Special Funds for Curricular Development
Special Funds
Processes by which to apply
The College has received gifts to enhance programming, curriculum, faculty development, and the student experience in two particular areas: the Humanities and Arts, and Middle East Studies. These areas transcend particular departmental homes, and as such the funds are managed by the office of the Provost and Dean of the College and administered by the Center for Teaching, Learning, and Scholarship. The process by which to apply for such funding isn’t onerous – and is detailed below.

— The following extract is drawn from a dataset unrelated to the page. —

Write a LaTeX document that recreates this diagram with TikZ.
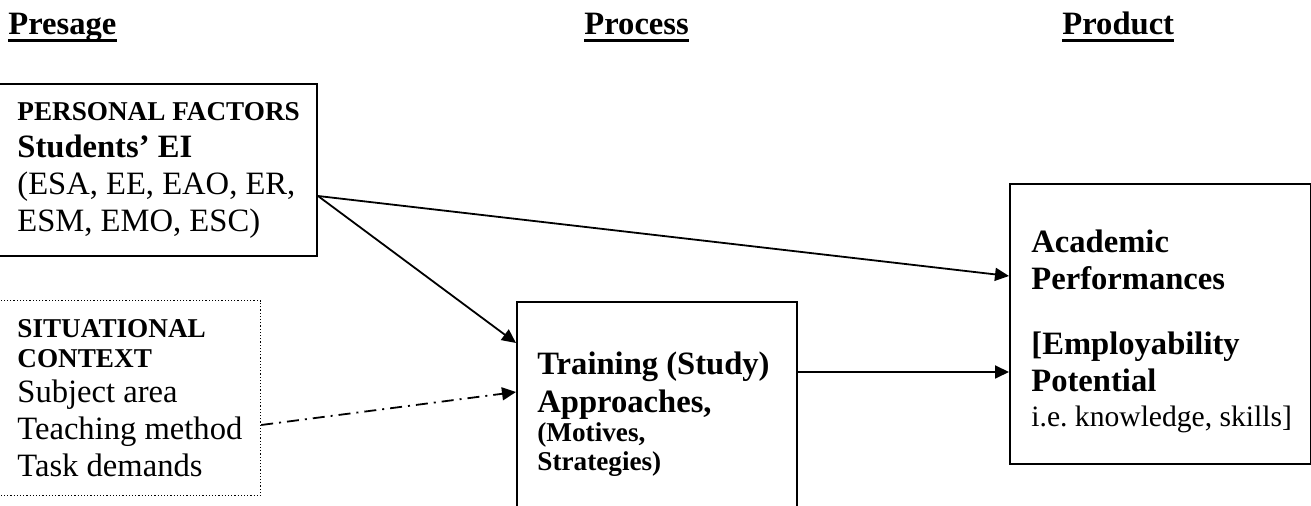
\documentclass[tikz,border=0pt]{standalone}
\usepackage{fontspec}
\setmainfont{Liberation Serif}
\usetikzlibrary{positioning,calc,arrows.meta}
\frenchspacing

\newcommand{\bodysize}{\fontsize{16.3}{18.5}\selectfont}
\newcommand{\smallsize}{\fontsize{13.6}{15}\selectfont}
\newcommand{\notesize}{\fontsize{14.8}{17}\selectfont}

\begin{document}
\begin{tikzpicture}[x=0.5pt, y=-0.5pt,
    box/.style={draw, line width=1pt, rectangle, anchor=north west, inner sep=0pt},
    ctxbox/.style={box, line width=0.6pt, dash pattern=on 0.6pt off 1pt},
    txt/.style={anchor=west, align=left, inner sep=0pt, font=\bodysize},
    hdr/.style={anchor=base west, inner sep=0pt, font=\bodysize\bfseries},
    uline/.style={line width=1.5pt},
    arr/.style={line width=0.9pt, -{Triangle[length=7pt,width=6.5pt]}},
    dasharr/.style={arr, dash pattern=on 6pt off 3pt on 1pt off 3pt}]
    \useasboundingbox (0,0) rectangle (1311,506);

    % column headers
    \node [hdr] (presage) at (8,35) {Presage};
    \node [hdr] (process) at (584,35) {Process};
    \node [hdr] (product) at (1062,35) {Product};
    \foreach \h in {presage,process,product}
        \draw [uline] ([yshift=-3pt]\h.base west) -- ([yshift=-3pt]\h.base east);

    % boxes
    \node [box, minimum width=159.5pt, minimum height=86pt] (pf) at (-3,83) {};
    \node [ctxbox, minimum width=131.5pt, minimum height=97.5pt] (sc) at (-3,300) {};
    \node [box, minimum width=140pt, minimum height=119.5pt] (tr) at (516,301) {};
    \node [box, minimum width=150.5pt, minimum height=140pt] (pd) at (1009,183) {};

    % box texts
    \node [txt] (pftext) at ([xshift=10pt]pf.west)
        {{\smallsize\bfseries PERSONAL FACTORS}\\
         \textbf{Students’ EI}\\
         (ESA, EE, EAO, ER,\\
         ESM, EMO, ESC)};
    \node [txt] (sctext) at ([xshift=10pt]sc.west)
        {{\smallsize\bfseries SITUATIONAL}\\[-3.5pt]
         {\smallsize\bfseries CONTEXT}\\[-1pt]
         Subject area\\
         Teaching method\\
         Task demands};
    \node [txt, font=\bodysize\bfseries] (trtext) at ([xshift=10.5pt,yshift=3.5pt]tr.west)
        {Training (Study)\\[0.5pt]
         Approaches,\\[-4pt]
         {\smallsize (Motives,}\\[-4pt]
         {\smallsize Strategies)}};
    \node [txt] (pdtext) at ([xshift=11pt,yshift=-3.5pt]pd.west)
        {\textbf{Academic}\\
         \textbf{Performances}\\[14pt]
         \textbf{[Employability}\\
         \textbf{Potential}\\[-1pt]
         {\notesize i.e. knowledge, skills]}};

    % connectors
    \coordinate (pfout) at ($(pf.north east)+(0,113)$);
    \coordinate (pdin) at ($(pd.north west)+(0,93)$);
    \coordinate (trin) at ($(tr.north west)+(0,42)$);
    \coordinate (scout) at ($(sc.north east)+(0,125)$);
    \coordinate (trin2) at ($(tr.north west)+(0,91)$);
    \coordinate (trout) at ($(tr.north east)+(0,71)$);

    \draw [arr] (pfout) -- (pdin);
    \draw [arr] (pfout) -- (trin);
    \draw [dasharr] (scout) -- (trin2);
    \draw [arr] (trout) -- (trout -| pd.west);
\end{tikzpicture}
\end{document}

Middle East Programmatic Enhancement Fund aims to diversify our programming and offerings that cover the Middle East. The intent of the gift is to expand our multi-disciplinary approach to these offerings, and to incentivize faculty and staff who do not usually teach in the area, to think creatively about projects that might bring a new set of students to the study of the region. Currently, the fund is able to support around $25,000 per year for projects that bring a multidisciplinary perspective to the study of the Middle East. Faculty who teach within the disciplines associated with our Middle East Studies program are absolutely encouraged to apply; further, the fund has an emphasis on bringing new and diverse disciplinary voices to the conversation. Particularly good opportunities for funding include: student-faculty research, invited speakers and guest artists, multi-media work, field trips, and course development.

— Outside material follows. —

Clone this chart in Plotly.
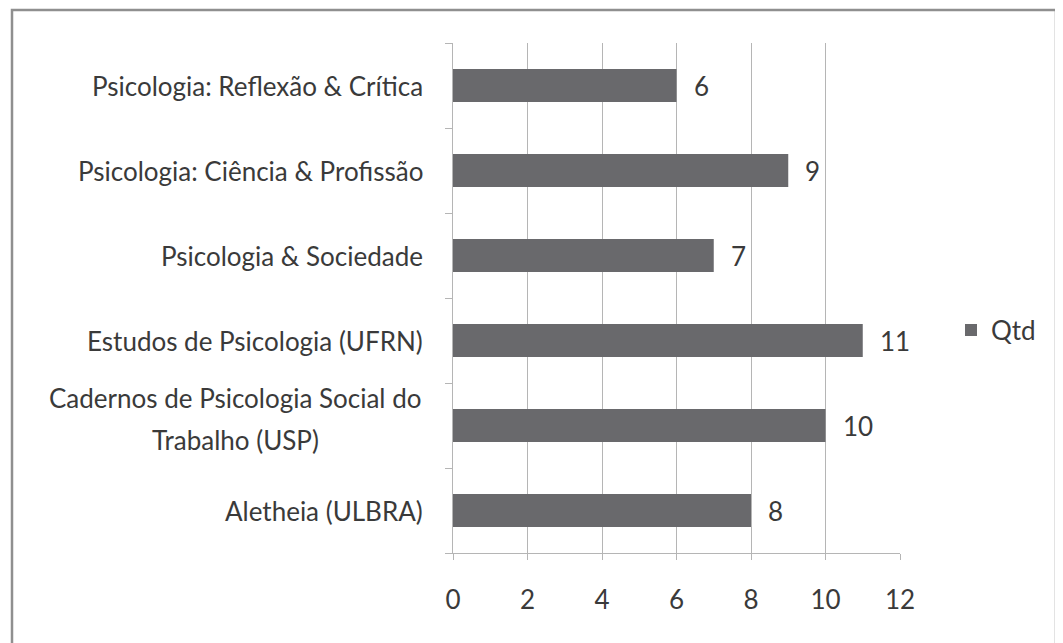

The Griffith Fund for Humanistic Teaching and Inquiry supports faculty and staff doing teaching, research, scholarship and creative work within the humanities broadly understood, or using humanistic methods. Currently, the fund is able to support around $20,000 per year, for initiatives that include: course development, redesign, and overhaul to reflect emerging and innovative humanities education, and the development of interdisciplinary and team taught courses engaging humanities faculty and humanistic inquiry, as well as domestic travel seminars related to humanistic inquiry; transportation costs to museums, cultural sites, field experiences to bring our students to locations necessary for their course work and learning; honoraria to support guests and experts who zoom into humanities classes, to support guest artists and collaborators, to bring films to class and campus, and innovative community-based pedagogical and research activity in the humanities. The fund could also support student travel to conferences in their disciplines and fields, and faculty writing projects in their final stages, through funding for book workshops or writing retreats.
To apply to access either of these funding sources, please send an email to CTLS@dickinson.edu copying kozimorm@dickinson.edu, with a single document that briefly (300 – 500 words) details:
- Summary of the proposed initiative. Include the funding need, initiative goals or learning outcomes, and programmatic, pedagogical, student support, or faculty support proposed;
- The ways that the proposed project fits the remit of the fund and the anticipated impact of the initiative;
- A budget and timeline.
Applications for access to either fund will be accepted on a rolling basis; funding will be prioritized by the breadth of the campus community the project will reach, and the ways that the funding is consonant with the intent of the gifts.